In total, that's 21 units. Since 21 is over the max, I had to fill out paperwork to sign up for this schedule. This was what prompted Mehran to caution me against taking CS198 in an overload quarter (see CS198 - Section Leading). Kirsti, my academic director, also cautioned me against taking so many classes -- this past quarter, I didn't follow the limits that I set for myself when talking with Kirsti. They both signed off on the paperwork, though, and now I am all signed up.

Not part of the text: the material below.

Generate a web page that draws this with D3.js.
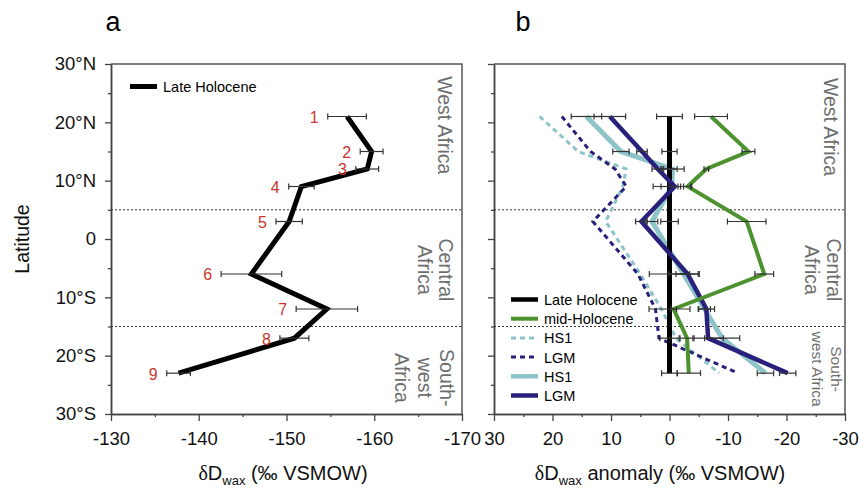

After the end of the term, Kirsti checked on my grades to make sure that her signing off didn't condemn me to a horrible fate. When she saw that I got all As, she said that she was impressed and proud to know me. It was a different awkward-feeling from people seeing my CS221 Midterm, but it was still awkward.

Activities in the future

The current head policy coach, Ben Picozzi, is graduating this year, so I'll be the head policy coach at Palo Alto HS next year. Which will increase the amount of time that I spend coaching debate.
I'll probably have to stop debating for Stanford (there are a few other people debating now, so policy debate won't die as a result of my not debating), and I might not stay with the ASSU tech team.